## Short problem
Return exactly the listing's lines, from its first line to the line holding "const yTicks = [200, 250, 300, 350, 400, 450, 500, 550];", ends included.

## Data provided
start
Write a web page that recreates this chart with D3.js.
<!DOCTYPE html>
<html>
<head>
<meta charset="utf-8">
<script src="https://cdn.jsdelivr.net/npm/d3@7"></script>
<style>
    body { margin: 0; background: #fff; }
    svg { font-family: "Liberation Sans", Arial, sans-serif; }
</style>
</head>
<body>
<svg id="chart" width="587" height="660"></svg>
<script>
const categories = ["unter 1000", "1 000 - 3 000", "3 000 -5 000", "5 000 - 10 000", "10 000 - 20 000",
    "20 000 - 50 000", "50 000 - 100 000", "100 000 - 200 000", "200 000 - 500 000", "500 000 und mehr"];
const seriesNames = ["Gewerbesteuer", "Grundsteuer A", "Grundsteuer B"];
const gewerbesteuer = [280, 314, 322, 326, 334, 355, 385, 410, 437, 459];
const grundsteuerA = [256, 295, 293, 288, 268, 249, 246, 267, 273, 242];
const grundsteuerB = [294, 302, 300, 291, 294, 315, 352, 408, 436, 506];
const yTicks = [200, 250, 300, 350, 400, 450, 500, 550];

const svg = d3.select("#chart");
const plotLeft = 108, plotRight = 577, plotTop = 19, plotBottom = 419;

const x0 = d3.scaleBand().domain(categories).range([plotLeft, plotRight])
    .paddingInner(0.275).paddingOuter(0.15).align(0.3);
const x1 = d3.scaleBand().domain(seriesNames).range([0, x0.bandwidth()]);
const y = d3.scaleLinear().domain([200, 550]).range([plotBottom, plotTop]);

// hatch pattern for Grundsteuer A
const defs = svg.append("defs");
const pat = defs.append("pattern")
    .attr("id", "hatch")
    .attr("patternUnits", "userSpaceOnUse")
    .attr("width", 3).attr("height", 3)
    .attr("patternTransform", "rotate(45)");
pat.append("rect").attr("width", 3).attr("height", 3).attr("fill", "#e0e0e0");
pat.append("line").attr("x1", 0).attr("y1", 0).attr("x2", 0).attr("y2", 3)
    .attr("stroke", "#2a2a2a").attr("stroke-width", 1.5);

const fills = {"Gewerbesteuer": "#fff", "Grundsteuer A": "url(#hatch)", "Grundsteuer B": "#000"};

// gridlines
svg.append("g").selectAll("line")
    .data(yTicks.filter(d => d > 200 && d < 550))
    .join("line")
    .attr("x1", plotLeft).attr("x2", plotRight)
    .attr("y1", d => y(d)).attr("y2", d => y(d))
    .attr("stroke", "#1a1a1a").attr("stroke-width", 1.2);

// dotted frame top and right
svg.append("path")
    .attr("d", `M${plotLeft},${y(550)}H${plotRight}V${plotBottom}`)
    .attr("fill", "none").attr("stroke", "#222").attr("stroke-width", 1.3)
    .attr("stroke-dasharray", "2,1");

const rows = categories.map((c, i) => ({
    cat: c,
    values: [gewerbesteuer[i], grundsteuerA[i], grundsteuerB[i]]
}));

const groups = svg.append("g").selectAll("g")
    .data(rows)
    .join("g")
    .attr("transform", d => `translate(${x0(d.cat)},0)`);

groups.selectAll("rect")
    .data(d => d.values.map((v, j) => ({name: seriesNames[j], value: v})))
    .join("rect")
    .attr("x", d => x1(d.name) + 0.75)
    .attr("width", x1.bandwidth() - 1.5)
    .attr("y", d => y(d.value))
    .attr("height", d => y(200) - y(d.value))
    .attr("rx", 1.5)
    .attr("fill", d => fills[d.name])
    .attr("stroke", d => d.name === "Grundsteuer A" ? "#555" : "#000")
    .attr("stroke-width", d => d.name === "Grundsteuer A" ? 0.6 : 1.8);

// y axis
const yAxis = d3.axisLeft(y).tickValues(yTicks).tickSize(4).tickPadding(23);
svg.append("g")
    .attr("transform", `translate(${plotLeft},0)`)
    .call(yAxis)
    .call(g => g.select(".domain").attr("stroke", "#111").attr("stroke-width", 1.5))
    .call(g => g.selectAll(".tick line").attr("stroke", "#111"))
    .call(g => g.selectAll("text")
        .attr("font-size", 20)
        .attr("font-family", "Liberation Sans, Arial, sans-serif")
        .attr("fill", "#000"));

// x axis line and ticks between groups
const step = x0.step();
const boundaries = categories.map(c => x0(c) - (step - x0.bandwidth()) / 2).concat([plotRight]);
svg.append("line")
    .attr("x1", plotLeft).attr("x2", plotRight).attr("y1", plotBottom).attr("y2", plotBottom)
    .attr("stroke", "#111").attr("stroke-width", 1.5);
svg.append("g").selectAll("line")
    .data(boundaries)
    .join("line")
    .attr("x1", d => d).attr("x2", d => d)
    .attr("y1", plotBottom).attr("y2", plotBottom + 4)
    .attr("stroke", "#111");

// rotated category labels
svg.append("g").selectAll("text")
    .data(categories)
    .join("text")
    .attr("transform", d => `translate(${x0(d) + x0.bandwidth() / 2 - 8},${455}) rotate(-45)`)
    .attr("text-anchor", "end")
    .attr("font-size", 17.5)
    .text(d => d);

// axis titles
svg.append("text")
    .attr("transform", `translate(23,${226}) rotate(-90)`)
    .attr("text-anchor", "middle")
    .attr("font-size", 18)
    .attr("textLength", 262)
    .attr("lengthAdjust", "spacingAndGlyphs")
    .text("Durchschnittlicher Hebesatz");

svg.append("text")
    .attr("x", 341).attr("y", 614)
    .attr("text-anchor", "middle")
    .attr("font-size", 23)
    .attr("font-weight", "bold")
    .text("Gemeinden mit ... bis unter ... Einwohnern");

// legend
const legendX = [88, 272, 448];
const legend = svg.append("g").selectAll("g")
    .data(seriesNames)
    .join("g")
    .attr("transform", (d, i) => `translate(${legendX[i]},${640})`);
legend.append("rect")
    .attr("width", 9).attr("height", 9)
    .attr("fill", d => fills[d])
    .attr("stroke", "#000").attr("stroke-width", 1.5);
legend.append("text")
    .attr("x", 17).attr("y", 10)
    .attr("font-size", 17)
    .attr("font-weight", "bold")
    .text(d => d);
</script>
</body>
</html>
end
## Written response
Write a web page that recreates this chart with D3.js.
<!DOCTYPE html>
<html>
<head>
<meta charset="utf-8">
<script src="https://cdn.jsdelivr.net/npm/d3@7"></script>
<style>
    body { margin: 0; background: #fff; }
    svg { font-family: "Liberation Sans", Arial, sans-serif; }
</style>
</head>
<body>
<svg id="chart" width="587" height="660"></svg>
<script>
const categories = ["unter 1000", "1 000 - 3 000", "3 000 -5 000", "5 000 - 10 000", "10 000 - 20 000",
    "20 000 - 50 000", "50 000 - 100 000", "100 000 - 200 000", "200 000 - 500 000", "500 000 und mehr"];
const seriesNames = ["Gewerbesteuer", "Grundsteuer A", "Grundsteuer B"];
const gewerbesteuer = [280, 314, 322, 326, 334, 355, 385, 410, 437, 459];
const grundsteuerA = [256, 295, 293, 288, 268, 249, 246, 267, 273, 242];
const grundsteuerB = [294, 302, 300, 291, 294, 315, 352, 408, 436, 506];
const yTicks = [200, 250, 300, 350, 400, 450, 500, 550];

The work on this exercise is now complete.